[TASK GOAL] Quote only the part that opens with the line containing "Give me the Chart.js source for this chart." and closes with the line containing "const isMajorY = v". Keep both of those lines.

[DATASET ENTRIES]
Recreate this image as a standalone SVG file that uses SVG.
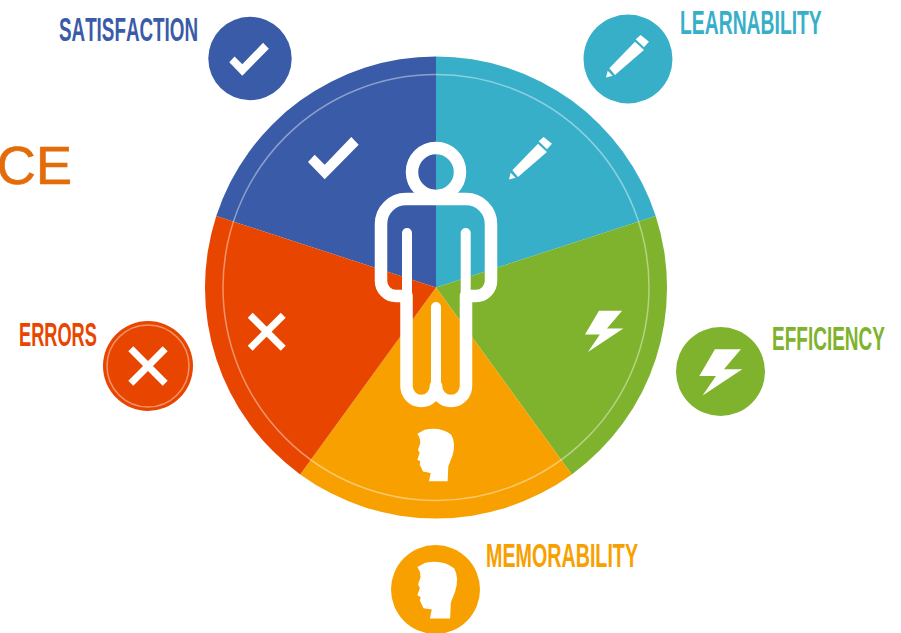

--

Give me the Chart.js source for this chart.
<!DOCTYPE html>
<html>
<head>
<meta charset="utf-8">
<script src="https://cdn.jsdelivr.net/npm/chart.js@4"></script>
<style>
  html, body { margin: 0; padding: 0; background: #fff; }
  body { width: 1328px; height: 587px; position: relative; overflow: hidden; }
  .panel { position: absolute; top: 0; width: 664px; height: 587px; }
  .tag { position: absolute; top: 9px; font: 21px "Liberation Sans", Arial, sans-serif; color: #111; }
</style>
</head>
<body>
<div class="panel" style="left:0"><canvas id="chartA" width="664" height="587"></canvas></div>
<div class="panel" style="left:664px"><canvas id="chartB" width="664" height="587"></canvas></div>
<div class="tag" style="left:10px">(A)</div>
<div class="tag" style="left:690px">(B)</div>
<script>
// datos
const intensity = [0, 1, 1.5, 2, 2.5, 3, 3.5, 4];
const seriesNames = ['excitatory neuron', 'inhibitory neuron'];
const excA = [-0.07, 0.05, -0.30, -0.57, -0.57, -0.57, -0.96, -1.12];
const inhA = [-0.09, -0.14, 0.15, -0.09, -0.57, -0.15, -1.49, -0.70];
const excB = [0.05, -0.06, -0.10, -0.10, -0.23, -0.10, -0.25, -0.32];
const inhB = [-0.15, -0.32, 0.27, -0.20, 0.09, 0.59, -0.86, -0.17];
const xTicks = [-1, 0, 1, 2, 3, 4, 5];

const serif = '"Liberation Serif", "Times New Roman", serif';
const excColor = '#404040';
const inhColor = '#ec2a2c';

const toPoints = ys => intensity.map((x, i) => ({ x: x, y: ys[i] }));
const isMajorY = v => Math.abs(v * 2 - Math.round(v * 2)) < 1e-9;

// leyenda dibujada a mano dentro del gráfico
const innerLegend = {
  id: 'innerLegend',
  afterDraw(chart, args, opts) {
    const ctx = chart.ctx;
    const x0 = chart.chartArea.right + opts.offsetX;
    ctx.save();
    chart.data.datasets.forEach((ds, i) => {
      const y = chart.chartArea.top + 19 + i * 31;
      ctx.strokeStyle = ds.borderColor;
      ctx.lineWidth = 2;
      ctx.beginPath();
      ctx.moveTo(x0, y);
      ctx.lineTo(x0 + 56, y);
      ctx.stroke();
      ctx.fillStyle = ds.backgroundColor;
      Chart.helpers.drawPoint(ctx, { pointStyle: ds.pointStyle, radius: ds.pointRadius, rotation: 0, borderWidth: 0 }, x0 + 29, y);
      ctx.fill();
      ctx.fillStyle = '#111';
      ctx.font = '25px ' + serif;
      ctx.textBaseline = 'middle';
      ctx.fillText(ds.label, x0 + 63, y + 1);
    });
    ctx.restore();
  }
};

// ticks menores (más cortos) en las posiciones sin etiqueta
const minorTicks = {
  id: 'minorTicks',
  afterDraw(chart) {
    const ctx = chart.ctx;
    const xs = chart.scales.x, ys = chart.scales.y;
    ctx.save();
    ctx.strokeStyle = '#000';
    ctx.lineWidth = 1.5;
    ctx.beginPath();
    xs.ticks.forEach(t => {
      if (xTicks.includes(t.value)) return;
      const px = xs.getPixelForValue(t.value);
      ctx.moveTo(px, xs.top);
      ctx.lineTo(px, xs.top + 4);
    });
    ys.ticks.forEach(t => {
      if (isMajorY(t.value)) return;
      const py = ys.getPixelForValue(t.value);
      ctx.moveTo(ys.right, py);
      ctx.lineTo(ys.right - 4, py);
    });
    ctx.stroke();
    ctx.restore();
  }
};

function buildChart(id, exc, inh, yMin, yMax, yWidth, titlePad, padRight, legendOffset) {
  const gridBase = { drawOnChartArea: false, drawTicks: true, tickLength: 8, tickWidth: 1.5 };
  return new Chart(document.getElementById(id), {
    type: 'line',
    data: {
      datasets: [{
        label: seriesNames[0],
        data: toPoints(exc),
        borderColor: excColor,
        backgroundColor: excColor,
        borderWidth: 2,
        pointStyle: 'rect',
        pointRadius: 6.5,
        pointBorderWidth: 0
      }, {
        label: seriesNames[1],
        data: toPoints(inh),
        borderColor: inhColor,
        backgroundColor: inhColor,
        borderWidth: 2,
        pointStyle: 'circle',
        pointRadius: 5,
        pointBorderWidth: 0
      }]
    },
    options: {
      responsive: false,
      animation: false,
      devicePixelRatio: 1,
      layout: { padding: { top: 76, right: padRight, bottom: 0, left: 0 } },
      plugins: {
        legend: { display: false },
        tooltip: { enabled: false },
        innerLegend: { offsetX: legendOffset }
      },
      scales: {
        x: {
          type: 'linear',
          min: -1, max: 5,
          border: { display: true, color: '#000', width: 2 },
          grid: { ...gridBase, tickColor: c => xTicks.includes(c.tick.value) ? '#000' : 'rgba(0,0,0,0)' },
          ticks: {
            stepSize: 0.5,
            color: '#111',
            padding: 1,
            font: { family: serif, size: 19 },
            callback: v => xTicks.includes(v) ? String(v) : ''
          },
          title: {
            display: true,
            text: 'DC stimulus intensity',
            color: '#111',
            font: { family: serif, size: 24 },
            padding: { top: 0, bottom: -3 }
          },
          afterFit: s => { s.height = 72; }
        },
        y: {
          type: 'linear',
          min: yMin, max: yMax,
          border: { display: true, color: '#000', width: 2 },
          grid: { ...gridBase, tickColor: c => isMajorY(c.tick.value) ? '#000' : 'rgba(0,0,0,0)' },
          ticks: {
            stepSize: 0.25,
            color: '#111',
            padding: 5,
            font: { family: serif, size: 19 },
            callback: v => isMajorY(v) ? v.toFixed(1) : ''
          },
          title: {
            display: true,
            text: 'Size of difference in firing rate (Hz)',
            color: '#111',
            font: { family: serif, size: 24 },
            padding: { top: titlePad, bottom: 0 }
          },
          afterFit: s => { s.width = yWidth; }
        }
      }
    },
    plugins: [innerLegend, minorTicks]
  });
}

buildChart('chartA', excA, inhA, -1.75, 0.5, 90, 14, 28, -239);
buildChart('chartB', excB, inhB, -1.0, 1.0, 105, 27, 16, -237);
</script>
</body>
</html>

[RESPONSE TO THIS EXERCISE]
Give me the Chart.js source for this chart.
<!DOCTYPE html>
<html>
<head>
<meta charset="utf-8">
<script src="https://cdn.jsdelivr.net/npm/chart.js@4"></script>
<style>
  html, body { margin: 0; padding: 0; background: #fff; }
  body { width: 1328px; height: 587px; position: relative; overflow: hidden; }
  .panel { position: absolute; top: 0; width: 664px; height: 587px; }
  .tag { position: absolute; top: 9px; font: 21px "Liberation Sans", Arial, sans-serif; color: #111; }
</style>
</head>
<body>
<div class="panel" style="left:0"><canvas id="chartA" width="664" height="587"></canvas></div>
<div class="panel" style="left:664px"><canvas id="chartB" width="664" height="587"></canvas></div>
<div class="tag" style="left:10px">(A)</div>
<div class="tag" style="left:690px">(B)</div>
<script>
// datos
const intensity = [0, 1, 1.5, 2, 2.5, 3, 3.5, 4];
const seriesNames = ['excitatory neuron', 'inhibitory neuron'];
const excA = [-0.07, 0.05, -0.30, -0.57, -0.57, -0.57, -0.96, -1.12];
const inhA = [-0.09, -0.14, 0.15, -0.09, -0.57, -0.15, -1.49, -0.70];
const excB = [0.05, -0.06, -0.10, -0.10, -0.23, -0.10, -0.25, -0.32];
const inhB = [-0.15, -0.32, 0.27, -0.20, 0.09, 0.59, -0.86, -0.17];
const xTicks = [-1, 0, 1, 2, 3, 4, 5];

const serif = '"Liberation Serif", "Times New Roman", serif';
const excColor = '#404040';
const inhColor = '#ec2a2c';

const toPoints = ys => intensity.map((x, i) => ({ x: x, y: ys[i] }));
const isMajorY = v => Math.abs(v * 2 - Math.round(v * 2)) < 1e-9;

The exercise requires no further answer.